Por Cynthia Dávalos
El 20 de marzo se celebra el Día Internacional de la Felicidad, una fecha que invita a reflexionar sobre este estado de ánimo. Quise abrir esta columna con un tema luminoso, algo que nos arrancara una sonrisa o nos dejara esperanza. Sin embargo, hablar de felicidad en México hoy se siente como un lujo que no todos pueden permitirse, un privilegio que se desvanece entre titulares que ya no sorprenden, pero duelen.
¿En qué momento mantenernos informados se convirtió en una tortura psicológica? Las noticias nos bombardean con balaceras, homicidios y violencia. Ninguna debería minimizarse, pero cuando las desapariciones, fosas clandestinas o campos de exterminio irrumpen en los titulares, el horror cruza una línea insoportable. Surgen preguntas inquietantes: ¿Por qué nuestra sociedad parece tan descompuesta? ¿Qué nos ha llevado a convivir con tanta crueldad? ¿Nos hemos vuelto más intolerantes y menos empáticos?
El reciente hallazgo de campos de exterminio en Teuchitlán, Jalisco y Reynosa, Tamaulipas, no es una noticia más; es un grito de una sociedad fracturada. En Teuchitlán, a una hora de Guadalajara, el colectivo Guerreros Buscadores de Jalisco destapó el Rancho Izaguirre, un predio que según reportes, el Cártel Jalisco Nueva Generación usó como campo de adiestramiento y exterminio (El País, 2025). Encontraron hornos clandestinos, fosas, cientos de pares de zapatos abandonados, restos calcinados, listas de apodos y una carta de despedida: ecos de vidas truncadas.
Días después, en Reynosa, el colectivo Amor por los Desaparecidos señaló otro sitio: 14 montículos de restos quemados, casquillos y objetos personales, testigos mudos de la barbarie (Proceso, 2025).
Estos hallazgos no son aislados; forman una geografía del terror que se extiende por México desde hace décadas. En Tamaulipas, La Bartolina lleva años siendo un símbolo de horror: media tonelada de restos recolectados desde 2016, vinculados al Cártel del Golfo y Los Zetas. En Coahuila, la comunidad de Patrocinio guarda fragmentos óseos desde 2015. Veracruz, con La Gallera, y Jalisco, con casos como Tala en 2017, completan un mapa que nos obliga a preguntarnos: ¿cómo llegamos aquí?
México acumula más de 123 mil personas desaparecidas desde 1952, según el Registro Nacional de Personas Desaparecidas y No Localizadas (RNPDNO), una cifra que crece sin respuestas claras. Los colectivos de buscadoras formados por madres, hermanas o esposas, han asumido un rol que las autoridades no cumplen: rastrear el destino de sus seres queridos en un país donde hay impunidad y complicidad.
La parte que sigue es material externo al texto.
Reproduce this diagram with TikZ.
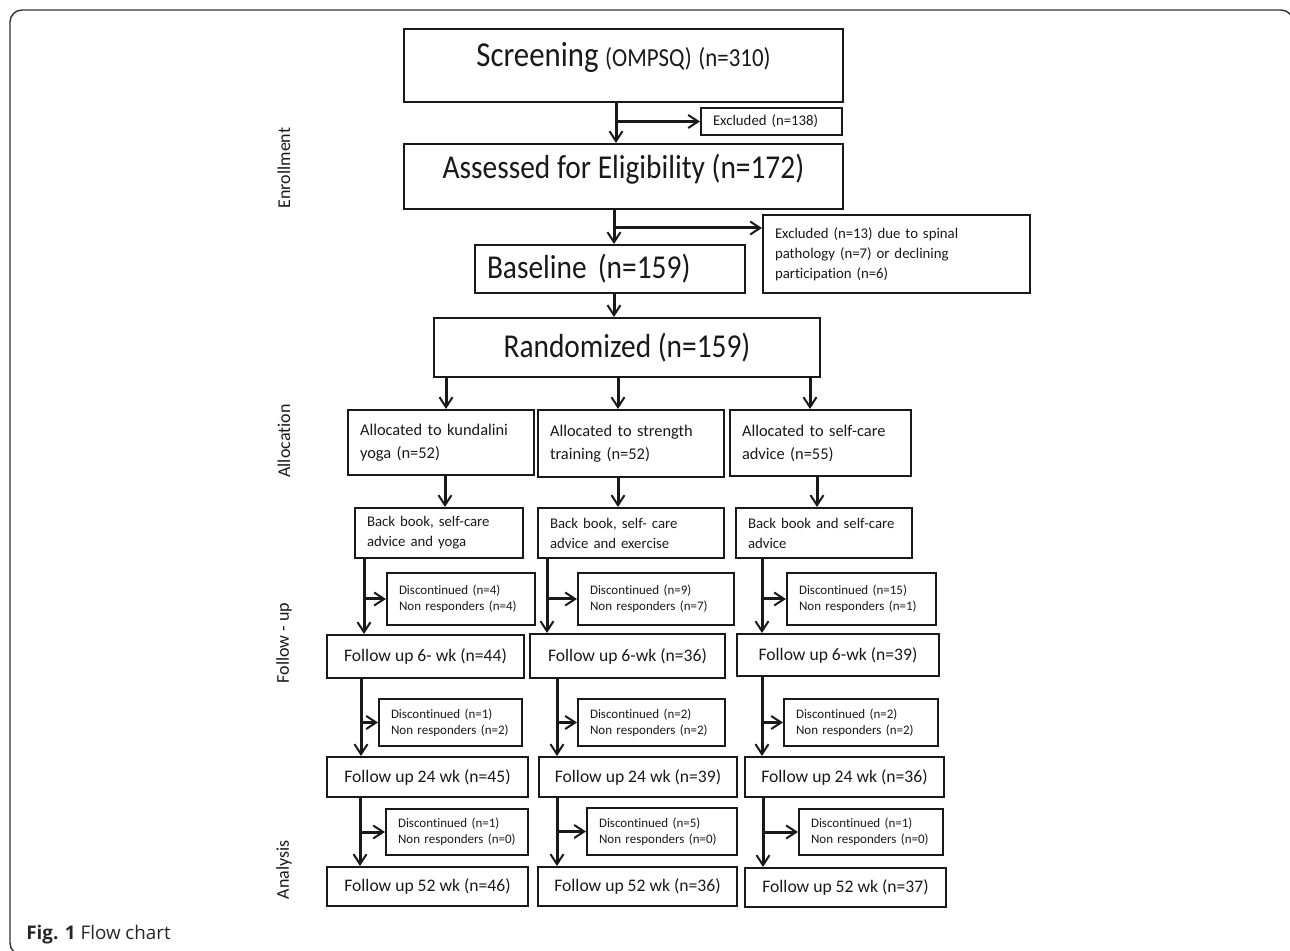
\documentclass[tikz,border=0pt]{standalone}
\usepackage{fontspec}
\setmainfont{Carlito}[Ligatures=NoCommon]
\newfontfamily\tallfont{Carlito}[FakeStretch=0.88, Ligatures=NoCommon]
\newfontfamily\capfont{Open Sans}
\usetikzlibrary{arrows.meta}

\begin{document}
\begin{tikzpicture}[x=0.5pt,y=-0.5pt,
    box/.style={draw=black!90, line width=1pt, anchor=north west, inner xsep=6pt, inner ysep=0pt, align=left, text=black!90},
    cbox/.style={draw=black!90, line width=1pt, anchor=north west, inner sep=0pt, align=center, text=black!90},
    big/.style={font=\tallfont\fontsize{16.7}{19}\selectfont},
    alloc/.style={font=\fontsize{8.2}{11.5}\selectfont},
    small/.style={font=\fontsize{7.4}{10}\selectfont},
    tiny/.style={font=\fontsize{6.5}{8}\selectfont},
    fu/.style={font=\fontsize{8.8}{10}\selectfont},
    side/.style={rotate=90, font=\fontsize{9}{10}\selectfont, text=black!90},
    arr/.style={line width=1.5pt, draw=black!90, -{Straight Barb[length=5pt,width=6.5pt,line width=1pt]}}]
  \useasboundingbox (0,0) rectangle (1290,951);
  % Frame round the figure
  \draw[line width=0.7pt, black!80, rounded corners=6pt] (1293,300) -- (1293,10) -- (10,10) -- (10,955) -- (300,955);

  % Enrollment
  \node[cbox, big, minimum width=219.5pt, minimum height=36.5pt, text height=10pt, text depth=8.5pt] (scr) at (403,28)
    {{\fontsize{17.5}{19}\selectfont Screening} {\fontsize{13}{15}\selectfont (OMPSQ)} {\fontsize{13}{15}\selectfont (n=310)}};
  \node[box, small, text width=58.5pt, minimum height=13.5pt] (ex1) at (700,107) {Excluded (n=138)};
  \node[cbox, big, minimum width=219.5pt, minimum height=32.5pt, text height=10pt, text depth=8pt] (ass) at (403,143)
    {Assessed for Eligibility (n=172)};
  \node[box, small, text width=121.5pt, minimum height=39pt] (ex2) at (762,214)
    {Excluded (n=13) due to spinal\\pathology (n=7) or declining\\participation (n=6)};
  \node[box, big, text width=123pt, minimum height=24pt] (base) at (474,244) {Baseline (n=159)};
  \node[cbox, big, minimum width=193pt, minimum height=29.5pt] (rnd) at (433,317) {Randomized (n=159)};

  % Allocation
  \node[box, alloc, text width=81pt, minimum height=32.5pt] (al1) at (347,409) {Allocated to kundalini\\yoga (n=52)};
  \node[box, alloc, text width=81pt, minimum height=33.5pt] (al2) at (537,409) {Allocated to strength\\training (n=52)};
  \node[box, alloc, text width=78.5pt, minimum height=33pt] (al3) at (729,409) {Allocated to self-care\\advice (n=55)};
  \node[box, small, text width=72pt, minimum height=25pt] (bk1) at (354,507) {Back book, self-care\\advice and yoga};
  \node[box, small, text width=81pt, minimum height=25pt] (bk2) at (537,507) {Back book, self- care\\advice and exercise};
  \node[box, small, text width=76pt, minimum height=25pt] (bk3) at (735,507) {Back book and self-care\\advice};

  % Follow-up, 6 weeks
  \node[box, tiny, text width=62pt, minimum height=26pt] (dc11) at (386,572) {Discontinued (n=4)\\Non responders (n=4)};
  \node[box, tiny, text width=66pt, minimum height=26pt] (dc21) at (577,572) {Discontinued (n=9)\\Non responders (n=7)};
  \node[box, tiny, text width=62.5pt, minimum height=26pt] (dc31) at (786,572) {Discontinued (n=15)\\Non responders (n=1)};
  \node[cbox, fu, minimum width=98.5pt, minimum height=21.5pt] (fa1) at (326,634) {Follow up 6- wk (n=44)};
  \node[cbox, fu, minimum width=97.5pt, minimum height=22pt] (fa2) at (529,633) {Follow up 6-wk (n=36)};
  \node[cbox, fu, minimum width=101pt, minimum height=21pt] (fa3) at (736,633) {Follow up 6-wk (n=39)};

  % Follow-up, 24 weeks
  \node[box, tiny, text width=59.5pt, minimum height=23.5pt] (dc12) at (378,698) {Discontinued (n=1)\\Non responders (n=2)};
  \node[box, tiny, text width=61.5pt, minimum height=23.5pt] (dc22) at (577,698) {Discontinued (n=2)\\Non responders (n=2)};
  \node[box, tiny, text width=65pt, minimum height=23.5pt] (dc32) at (783,698) {Discontinued (n=2)\\Non responders (n=2)};
  \node[cbox, fu, minimum width=100.5pt, minimum height=20pt] (fb1) at (326,756) {Follow up 24 wk (n=45)};
  \node[cbox, fu, minimum width=99pt, minimum height=20pt] (fb2) at (538,756) {Follow up 24 wk (n=39)};
  \node[cbox, fu, minimum width=99.5pt, minimum height=20pt] (fb3) at (744,756) {Follow up 24 wk (n=36)};

  % Analysis, 52 weeks
  \node[box, tiny, text width=59pt, minimum height=23pt] (dc13) at (385,808) {Discontinued (n=1)\\Non responders (n=0)};
  \node[box, tiny, text width=63pt, minimum height=23.5pt] (dc23) at (586,807) {Discontinued (n=5)\\Non responders (n=0)};
  \node[box, tiny, text width=60pt, minimum height=23pt] (dc33) at (798,808) {Discontinued (n=1)\\Non responders (n=0)};
  \node[cbox, fu, minimum width=100.5pt, minimum height=19.5pt] (fc1) at (326,866) {Follow up 52 wk (n=46)};
  \node[cbox, fu, minimum width=99.5pt, minimum height=19.5pt] (fc2) at (537,866) {Follow up 52 wk (n=36)};
  \node[cbox, fu, minimum width=100.5pt, minimum height=19.5pt] (fc3) at (744,867) {Follow up 52 wk (n=37)};

  % Stage labels on the left
  \node[side] (lab1) at (284,168) {Enrollment};
  \node[side] (lab2) at (284,441) {Allocation};
  \node[side] (lab3) at (284,643) {Follow - up};
  \node[side] (lab4) at (284,870) {Analysis};
  \node[anchor=base west, inner sep=0pt, font=\capfont\fontsize{9.4}{11}\selectfont, text=black!85] (cap) at (26,939)
    {\textbf{Fig. 1} Flow chart};

  % Arrows of the enrollment part
  \draw[arr] (scr.south -| 616,0) -- (ass.north -| 616,0);
  \draw[arr] (616,0 |- ex1.west) -- (ex1.west);
  \draw[arr] (ass.south -| 614,0) -- (base.north -| 614,0);
  \draw[arr] (614,228) -- (ex2.west |- 614,228);
  \draw[arr] (base.south -| 614,0) -- (rnd.north -| 614,0);
  % Randomized to the three arms
  \draw[arr] (rnd.south -| 446,0) -- (al1.north -| 446,0);
  \draw[arr] (rnd.south -| 618,0) -- (al2.north -| 618,0);
  \draw[arr] (rnd.south -| 810,0) -- (al3.north -| 810,0);
  \draw[arr] (al1.south -| 445,0) -- (bk1.north -| 445,0);
  \draw[arr] (al2.south -| 618,0) -- (bk2.north -| 618,0);
  \draw[arr] (al3.south -| 817,0) -- (bk3.north -| 817,0);
  % Down to 6 weeks
  \draw[arr] (bk1.south -| 364,0) -- (fa1.north -| 364,0);
  \draw[arr] (364,0 |- dc11.west) -- (dc11.west);
  \draw[arr] (bk2.south -| 547,0) -- (fa2.north -| 547,0);
  \draw[arr] (547,0 |- dc21.west) -- (dc21.west);
  \draw[arr] (bk3.south -| 762,0) -- (fa3.north -| 762,0);
  \draw[arr] (762,0 |- dc31.west) -- (dc31.west);
  % Down to 24 weeks
  \draw[arr] (fa1.south -| 361,0) -- (fb1.north -| 361,0);
  \draw[arr] (361,0 |- dc12.west) -- (dc12.west);
  \draw[arr] (fa2.south -| 557,0) -- (fb2.north -| 557,0);
  \draw[arr] (557,0 |- dc22.west) -- (dc22.west);
  \draw[arr] (fa3.south -| 762,0) -- (fb3.north -| 762,0);
  \draw[arr] (762,0 |- dc32.west) -- (dc32.west);
  % Down to 52 weeks
  \draw[arr] (fb1.south -| 360,0) -- (fc1.north -| 360,0);
  \draw[arr] (360,0 |- dc13.west) -- (dc13.west);
  \draw[arr] (fb2.south -| 557,0) -- (fc2.north -| 557,0);
  \draw[arr] (557,0 |- dc23.west) -- (dc23.west);
  \draw[arr] (fb3.south -| 763,0) -- (fc3.north -| 763,0);
  \draw[arr] (763,0 |- dc33.west) -- (dc33.west);
\end{tikzpicture}
\end{document}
En Teuchitlán, la Guardia Nacional cateó el rancho en septiembre de 2024, detuvo a 10 personas y liberó a dos secuestrados, después abandonó el lugar sin investigar a fondo. En tanto en Reynosa, Edith González, líder del colectivo Amor por los Desaparecidos, me contó que la Fiscalía de Tamaulipas tardó horas en responder su denuncia y que aún hay restos sin levantar en 19 sitios previos. ¿Negligencia o encubrimiento? Como dijo el fiscal general Alejandro Gertz Manero, no es creíble que esto pase desapercibido para las autoridades locales.
Hablar de desaparecidos es enfrentarnos a una realidad dolorosa: personas con historias y nombres se reducen a números. Cada cifra representa una vida interrumpida, una familia rota, un vacío imposible de llenar. Mientras los casos aumentan, nos preguntamos cómo normalizamos lo inaceptable, cómo convivimos con el horror de saber que detrás de cada dato hay una tragedia.
Los campos de exterminio no son solo obra de cárteles; reflejan un sistema donde la pobreza, la marginación y la falta de oportunidades convierten a jóvenes en presas fáciles. En Jalisco, sobrevivientes relatan reclutamientos forzados bajo falsas promesas, seguidos de torturas y ejecuciones. En Tamaulipas, la frontera atrae al crimen organizado, que opera con libertad que solo la indiferencia institucional explica. Mientras, los gobiernos se debaten entre discursos de paz y negaciones, como la del gobierno de Tamaulipas, que insiste en que no hay crematorios clandestinos en Reynosa.
¿Qué nos dice esto de nuestra sociedad? ¿Hemos acaso normalizado lo inaceptable?